Excessive power cycling to conserve battery life can also become a problem. In some industries where OEM products are utilised in remote locations, the power is cycled tens of thousands of times a year to keep the battery in a sleep mode or to power it off altogether. This can also degrade the performance of the flash memory.
Finally, the operational requirements refer to the manufacturer’s supply chain and how they go about sourcing parts, engaging suppliers and ensuring that the parts they source will be available throughout the product lifecycle.
It is very common for the bill of materials (BOM) of commercial grade flash storage to be updated without warning, and this is necessary for consumer OEMs because it helps maximise functionality while minimising price. For industrial OEMs, however, what is needed above all is consistency and reliability.
Diaz said there is an even higher standard that can be achieved, which is when the component parts are controlled and ‘locked’.
“This means that once qualified, the flash, controller and firmware will not change as long as the part number is active.
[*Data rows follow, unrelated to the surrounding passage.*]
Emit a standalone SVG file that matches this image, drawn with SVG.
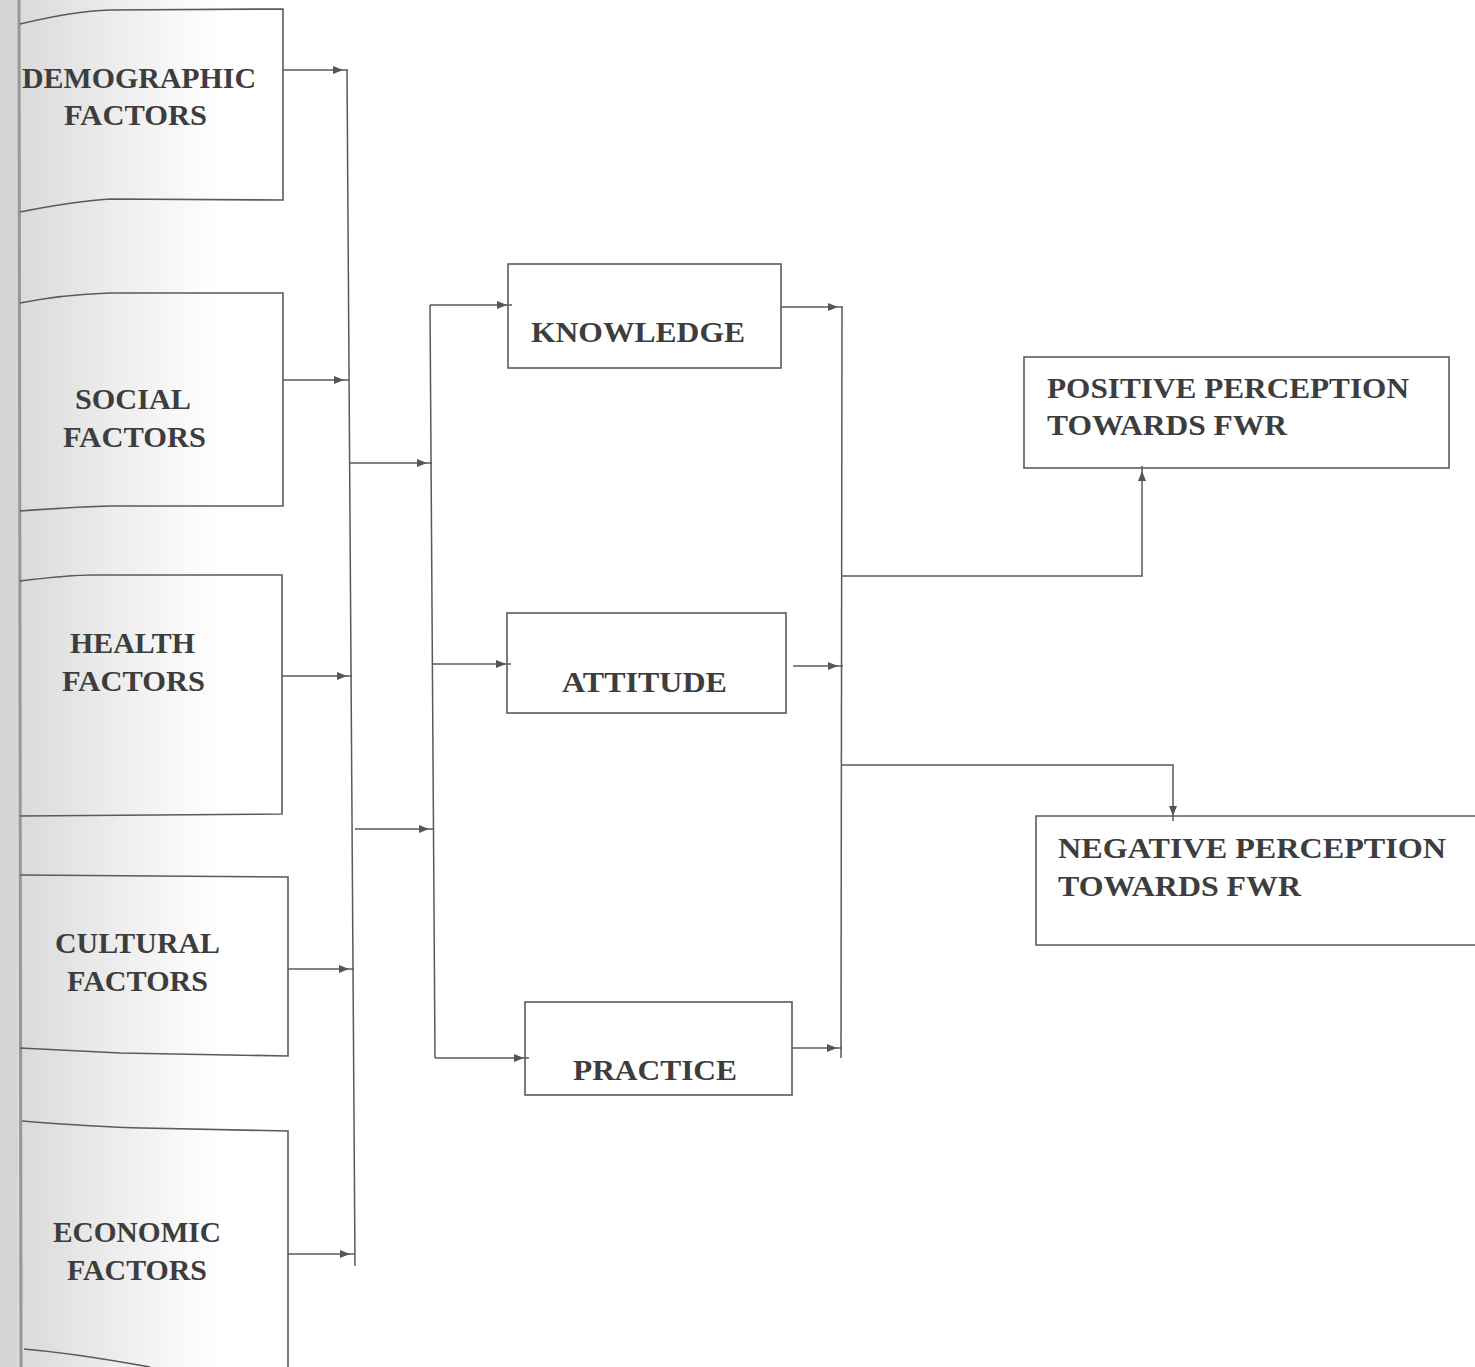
<svg xmlns="http://www.w3.org/2000/svg" width="1475" height="1367" viewBox="0 0 1475 1367">
<defs>
<linearGradient id="shade" x1="0" y1="0" x2="1" y2="0">
<stop offset="0" stop-color="#d6d6d6"/>
<stop offset="0.5" stop-color="#ececec"/>
<stop offset="1" stop-color="#ffffff"/>
</linearGradient>
<marker id="ah" markerUnits="userSpaceOnUse" markerWidth="20" markerHeight="10" refX="15" refY="4" orient="auto">
<path d="M0,0 L10,4 L0,8 z" fill="#555"/>
</marker>
<style>
.box{fill:none;stroke:#5a5a5a;stroke-width:1.6}
.conn{fill:none;stroke:#5a5a5a;stroke-width:1.5}
.arr{marker-end:url(#ah)}
text{font-family:"Liberation Serif","Times New Roman",serif;font-weight:bold;font-size:29px;fill:#3d3d3d}
</style>
</defs>
<rect x="0" y="0" width="1475" height="1367" fill="#ffffff"/>
<rect x="0" y="0" width="220" height="1367" fill="url(#shade)"/>
<rect x="0" y="0" width="17" height="1367" fill="#d4d4d4"/>
<line x1="19" y1="0" x2="21" y2="1367" stroke="#969696" stroke-width="3"/>

<g id="demographic">
<path class="box" d="M20,24 C45,18 80,11 110,10 L283,9 L283,200 L110,199 C80,201 45,207 20,212"/>
<text x="22" y="88" textLength="234" lengthAdjust="spacingAndGlyphs">DEMOGRAPHIC</text>
<text x="64" y="125" textLength="143" lengthAdjust="spacingAndGlyphs">FACTORS</text>
</g>
<g id="social">
<path class="box" d="M20,303 C45,298 80,294 110,293 L283,293 L283,506 L110,506 C80,507 45,509 20,511"/>
<text x="75" y="409" textLength="116" lengthAdjust="spacingAndGlyphs">SOCIAL</text>
<text x="63" y="447" textLength="143" lengthAdjust="spacingAndGlyphs">FACTORS</text>
</g>
<g id="health">
<path class="box" d="M20,581 C45,578 70,575 93,575 L282,575 L282,814 L20,816"/>
<text x="70" y="653" textLength="125" lengthAdjust="spacingAndGlyphs">HEALTH</text>
<text x="62" y="691" textLength="143" lengthAdjust="spacingAndGlyphs">FACTORS</text>
</g>
<g id="cultural">
<path class="box" d="M20,875 L288,877 L288,1056 L120,1053 C80,1051 45,1049 20,1048"/>
<text x="55" y="953" textLength="165" lengthAdjust="spacingAndGlyphs">CULTURAL</text>
<text x="67" y="991" textLength="141" lengthAdjust="spacingAndGlyphs">FACTORS</text>
</g>
<g id="economic">
<path class="box" d="M22,1121 C60,1124 100,1127 143,1128 L288,1131 L288,1367"/>
<path class="box" d="M24,1349 C60,1352 100,1358 150,1367"/>
<text x="53" y="1242" textLength="168" lengthAdjust="spacingAndGlyphs">ECONOMIC</text>
<text x="67" y="1280" textLength="140" lengthAdjust="spacingAndGlyphs">FACTORS</text>
</g>

<g id="knowledge">
<rect class="box" x="508" y="264" width="273" height="104"/>
<text x="531" y="342" textLength="214" lengthAdjust="spacingAndGlyphs">KNOWLEDGE</text>
</g>
<g id="attitude">
<rect class="box" x="507" y="613" width="279" height="100"/>
<text x="562" y="692" textLength="165" lengthAdjust="spacingAndGlyphs">ATTITUDE</text>
</g>
<g id="practice">
<rect class="box" x="525" y="1002" width="267" height="93"/>
<text x="573" y="1080" textLength="164" lengthAdjust="spacingAndGlyphs">PRACTICE</text>
</g>
<g id="positive">
<rect class="box" x="1024" y="357" width="425" height="111"/>
<text x="1047" y="398" textLength="362" lengthAdjust="spacingAndGlyphs">POSITIVE PERCEPTION</text>
<text x="1047" y="435" textLength="240" lengthAdjust="spacingAndGlyphs">TOWARDS FWR</text>
</g>
<g id="negative">
<path class="box" d="M1476,816 L1036,816 L1036,945 L1476,945"/>
<text x="1058" y="858" textLength="388" lengthAdjust="spacingAndGlyphs">NEGATIVE PERCEPTION</text>
<text x="1058" y="896" textLength="243" lengthAdjust="spacingAndGlyphs">TOWARDS FWR</text>
</g>

<g id="connectors">
<line class="conn" x1="347" y1="70" x2="355" y2="1266"/>
<line class="conn arr" x1="283" y1="70" x2="348" y2="70"/>
<line class="conn arr" x1="283" y1="380" x2="349" y2="380"/>
<line class="conn arr" x1="282" y1="676" x2="352" y2="676"/>
<line class="conn arr" x1="288" y1="969" x2="354" y2="969"/>
<line class="conn arr" x1="288" y1="1254" x2="355" y2="1254"/>

<line class="conn" x1="430" y1="305" x2="435" y2="1058"/>
<line class="conn arr" x1="349" y1="463" x2="432" y2="463"/>
<line class="conn arr" x1="355" y1="829" x2="434" y2="829"/>
<line class="conn arr" x1="430" y1="305" x2="512" y2="305"/>
<line class="conn arr" x1="432" y1="664" x2="511" y2="664"/>
<line class="conn arr" x1="435" y1="1058" x2="529" y2="1058"/>

<line class="conn" x1="842" y1="307" x2="841" y2="1058"/>
<line class="conn arr" x1="781" y1="307" x2="843" y2="307"/>
<line class="conn arr" x1="793" y1="666" x2="843" y2="666"/>
<line class="conn arr" x1="792" y1="1048" x2="842" y2="1048"/>

<path class="conn arr" d="M842,576 L1142,576 L1142,466"/>
<path class="conn arr" d="M842,765 L1173,765 L1173,821"/>
</g>
</svg>
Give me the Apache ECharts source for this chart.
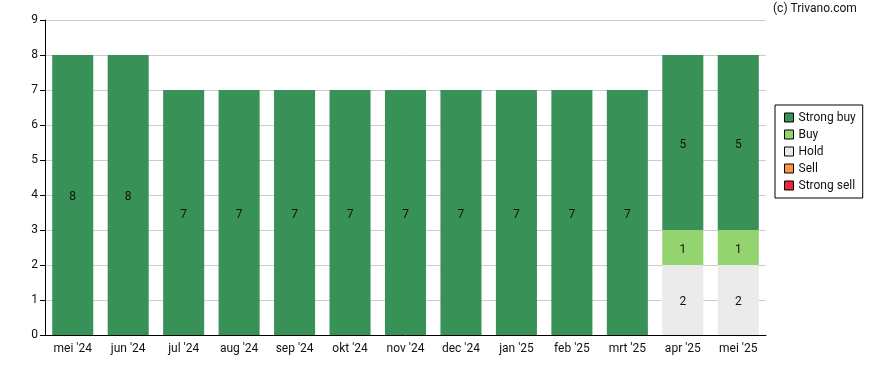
<!DOCTYPE html>
<html><head><meta charset="utf-8">
<script src="https://cdn.jsdelivr.net/npm/echarts@6/dist/echarts.min.js"></script>
<style>html,body{margin:0;padding:0;background:#fff}#c{width:888px;height:370px}</style>
</head><body><div id="c"></div>
<script>
var categories = ["mei '24","jun '24","jul '24","aug '24","sep '24","okt '24","nov '24","dec '24","jan '25","feb '25","mrt '25","apr '25","mei '25"];
var strongBuy = [8,8,7,7,7,7,7,7,7,7,7,5,5];
var buy = [0,0,0,0,0,0,0,0,0,0,0,1,1];
var hold = [0,0,0,0,0,0,0,0,0,0,0,2,2];
var sell = [0,0,0,0,0,0,0,0,0,0,0,0,0];
var strongSell = [0,0,0,0,0,0,0,0,0,0,0,0,0];
var yTicks = [0,1,2,3,4,5,6,7,8,9];

var font = 'Roboto, "Noto Sans", sans-serif';
function mk(name, data, color){
  return {name:name, type:'bar', stack:'a', data:data, barCategoryGap:'26%',
    itemStyle:{color:color},
    label:{show:true, position:'inside', color:'#111', fontSize:12, fontFamily:font, offset:[0,2],
      formatter:function(p){return p.value>0?String(p.value):'';}},
    emphasis:{disabled:true}};
}
var chart = echarts.init(document.getElementById('c'));
chart.setOption({
  animation:false,
  graphic:[{type:'text', left:773, top:3, style:{text:'(c) Trivano.com', fontSize:12, fontFamily:font, fill:'#111'}}],
  grid:{left:45, right:122, top:20, bottom:35},
  legend:{orient:'vertical', left:775, top:105, borderColor:'#000', borderWidth:1,
    padding:[6,7,6,9], itemWidth:9, itemHeight:9, itemGap:4,
    icon:'rect',
    textStyle:{fontSize:12, fontFamily:font, color:'#111', lineHeight:13},
    itemStyle:{borderColor:'#000', borderWidth:1},
    data:['Strong buy','Buy','Hold','Sell','Strong sell']},
  xAxis:{type:'category', data:categories,
    axisLine:{lineStyle:{color:'#000'}},
    axisTick:{alignWithLabel:true, lineStyle:{color:'#000'}, length:5},
    axisLabel:{color:'#111', fontSize:12, fontFamily:font, margin:8}},
  yAxis:{type:'value', min:yTicks[0], max:yTicks[yTicks.length-1], interval:1,
    axisLine:{show:true, lineStyle:{color:'#000'}},
    axisTick:{show:true, lineStyle:{color:'#000'}, length:5},
    axisLabel:{color:'#111', fontSize:12, fontFamily:font, margin:7},
    splitLine:{lineStyle:{color:'#cccccc'}}},
  series:[
    mk('Hold', hold, '#ebebeb'),
    mk('Buy', buy, '#93d46f'),
    mk('Strong buy', strongBuy, '#389157'),
    mk('Sell', sell, '#f79646'),
    mk('Strong sell', strongSell, '#e8283c')
  ]
});
</script></body></html>
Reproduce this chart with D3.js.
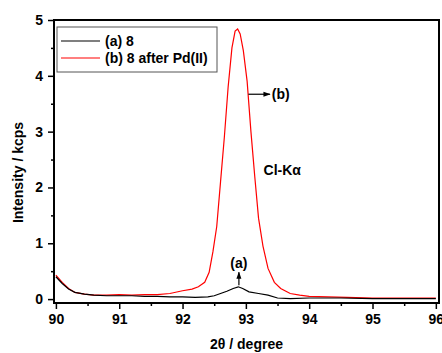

If anything needs to be changed, the part number is changed and that essentially guarantees that the customer is notified and the BOM is updated,” explained Diaz.
In the short term, off-the-shelf flash storage may have the right specs and cost less than a customised part from a supplier, but there are always hidden costs and risks for the OEM.
Flash storage is a critical part for rugged industrial applications and more manufacturers should engage a supplier from the beginning of the design process, to ensure they get what they need for the entire lifecycle of their product.
“Industrial OEMs are often more focused on designing a high quality product, and so do not spend much time considering flash storage,” said Diaz. “But given the critical nature of data in today’s devices, there is too much risk to take industrial flash for granted.”